Analysis of Funds uses PAIs to Reveal Significant Differences Across Product Categories and Geographies

Regulatory Compliance May 16, 2023 Renato Coelho

Performance and Strategy Across 27,000 Article 6, 8, and 9 Funds

For socially responsible investors seeking to invest in companies that align with specific environmental and social goals, Article 9 funds (commonly referred to as dark green) have been a popular choice in the past. However, these funds have become increasingly scarce as we witnessed a wave of Article 9 downgrades, resulting in a catch-all Article 8 category. Article 8 products are known for promoting environmental and social characteristics (also referred to as light green). In contrast, Article 6 products do not have a sustainability scope. While the different categories may seem straightforward, it can be difficult to discern what is included within each as not all funds are created equal. Clarity AI has analyzed 14,000 Article 6 funds, 12,000 Article 8 funds and 1,000 article 9 funds to identify differences in performance and strategy.

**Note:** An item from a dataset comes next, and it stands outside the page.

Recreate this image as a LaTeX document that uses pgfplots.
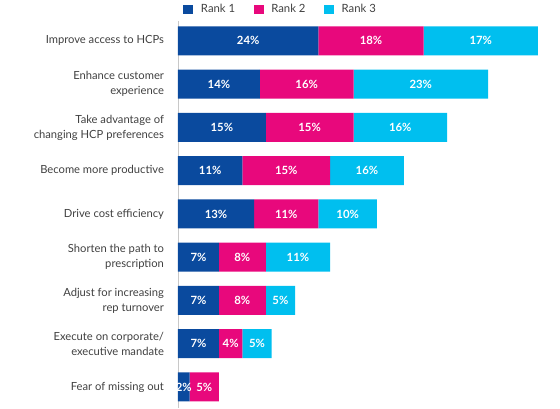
\documentclass[border=0pt]{standalone}
\usepackage{pgfplots}
\usepackage{pgfplotstable}
\pgfplotsset{compat=1.18}
\usepackage{fontspec}
\setmainfont{Lato}
\definecolor{rone}{HTML}{0A4A9E}
\definecolor{rtwo}{HTML}{E8087C}
\definecolor{rthree}{HTML}{00BFEF}
\definecolor{lbl}{HTML}{404040}
\definecolor{axl}{HTML}{C8C8C8}

\pgfplotstableread{
y len lab
8 24 24
7 14 14
6 15 15
5 11 11
4 13 13
3 7 7
2 7 7
1 7 7
0 2 2
}\rankone
\pgfplotstableread{
y len lab
8 18 18
7 16 16
6 15 15
5 15 15
4 11 11
3 8 8
2 8 8
1 4 4
0 5 5
}\ranktwo
\pgfplotstableread{
y len lab
8 19.5 17
7 23 23
6 16 16
5 12.6 16
4 10 10
3 11 11
2 5 5
1 5 5
}\rankthree

\begin{document}
\begin{tikzpicture}
\begin{axis}[
  name=ax, at={(0,0)}, anchor=south west,
  scale only axis,
  width=285.2pt, height=290.25pt,
  xbar stacked,
  bar width=0.67,
  xmin=0, xmax=65,
  ymin=-0.486, ymax=8.46,
  axis x line=none,
  axis y line*=left,
  axis line style={draw=axl, line width=0.6pt},
  ytick={0,...,8},
  major tick length=0pt,
  yticklabels={{Fear of missing out},{Execute on corporate/\\executive mandate},{Adjust for increasing\\rep turnover},{Shorten the path to\\prescription},{Drive cost efficiency},{Become more productive},{Take advantage of\\changing HCP preferences},{Enhance customer\\experience},{Improve access to HCPs}},
  yticklabel style={align=right, font=\fontsize{8.4}{11.25}\selectfont, text=lbl, xshift=-7pt},
  point meta=explicit symbolic,
  nodes near coords={\pgfplotspointmeta\%},
  nodes near coords style={anchor=center, text=white, font=\fontsize{8.5}{10}\bfseries},
  legend columns=-1,
  legend image code/.code={\fill[#1] (0pt,-3.6pt) rectangle (7.5pt,3.6pt);},
  legend style={at={(0,1)}, anchor=west, xshift=3.75pt, yshift=8.6pt, draw=none, fill=none, inner sep=0pt, font=\fontsize{8.5}{10}\selectfont, text=lbl, nodes={inner sep=0pt}, /tikz/every odd column/.append style={column sep=5.8pt}, /tikz/every even column/.append style={column sep=13.8pt}},
]
\addplot[fill=rone, draw=none] table[x=len, y=y, meta=lab] {\rankone};
\addplot[fill=rtwo, draw=none] table[x=len, y=y, meta=lab] {\ranktwo};
\addplot[fill=rthree, draw=none] table[x=len, y=y, meta=lab] {\rankthree};
\legend{Rank 1, Rank 2, Rank 3}
\end{axis}
\pgfresetboundingbox
\path[use as bounding box] ([xshift=-133.5pt]ax.south west) rectangle ([xshift=286.5pt, yshift=306pt]ax.south west);
\end{tikzpicture}
\end{document}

We first looked at whether asset managers were using SFDR’s mandatory Principal Adverse Impact (PAI) indicators in their investment strategy when creating financial products. The results of our analysis showed expected differences and unexpected similarities across the three product categories. As anticipated, the prevalence of PAIs in investment strategy is less common in Article 6 funds, with less than one in three using them. However, almost all Article 8 funds consider mandatory PAI indicators in their investment strategy, similar to the trend found for Article 9 funds. Further analysis revealed that Article 9 funds on average consider more PAI indicators in their investment strategy than Article 8 funds (14.4 vs. 10.7).

Our research revealed that PAIs are not solely used for reporting purposes, but are in fact an integral part of the investment process. However, it’s important to note that not all investment products utilize the same PAIs, and each indicator’s level of popularity varies. It was found that the top three PAIs used by Article 9 and 8 funds were “Exposure to controversial weapons”, “Violations of UNGC principles or OECD guidelines for multinational companies”, and “Exposure to fossil fuels”. These PAIs were also prioritized in article 6 investment strategies. Therefore, it’s imperative for investors to have a full understanding of the PAIs utilized by their preferred investment product in order to make well-informed investment decisions. 

After understanding whether asset managers were considering the PAIs in their investment strategies we utilized Clarity AI’s SFDR dataset to compare the performance of different products across various PAIs. Our main question was whether Article 9 funds, which classify their investments as having a significant environmental or social benefit, would outperform Article 8 funds, which simply consider such factors. Overall, our findings indicated that the differences between Article 9 and Article 8 funds across commonly used PAIs in investment strategy were slim and only present in some PAIs. Furthermore, we also discovered that whether asset managers considered the PAIs in their investment strategy had an even smaller effect.

To understand the performance of their funds and the potential to improve, investors must understand what really matters. We compared the effect of three variables on PAI performance: 1) whether the fund was classified as Article 9, Article 8 or Article 6; 2) whether the fund manager reported taking into account the PAI in the investment strategy; 3)  and the geographical focus of the fund. 

The effect of these variables on PAIs was diverse from 20p.p. when looking at SFDR’s mandatory PAI 13 (“Board Gender Diversity”) to less than 0.1p.p. when looking at exposure to controversial weapons. What matters most also changed from indicator to indicator –  while significant differences could be seen based on the SFDR disclosure regime of each fund (i.e., Article 6, 8 or 9) for indicators such as “Exposure to fossil fuels” and “Violations of UN Global Compact principles and OECD Guidelines for Multinational Enterprises,” geographical focus was the only relevant factor for indicators such as “Board Gender diversity.”

Overall, Clarity AI’s analysis of 27,000 funds revealed that there are significant differences in performance and strategy related to the SFDR PAIs. These differences are affected not only by the SFDR categorization of the fund but also by other fund characteristics, such as its geographical focus. Investors should take the time to research and evaluate different options in order to find a fund that aligns with their investment goals and values.

The increasing popularity of Article 9 funds is a positive sign that investors are becoming more aware of the importance of investing in socially responsible companies. As more investors seek out Article 9 funds, it is likely that the demand for these funds will continue to grow, which could lead to increased innovation and new opportunities for socially responsible investing.  Additionally with strong data related to the PAIs, construction of investment products that could be classified as Article 9 is possible.

In conclusion, our analysis underscores the importance of using robust data to compare and understand the differences across funds in order for investors to make informed investment decisions.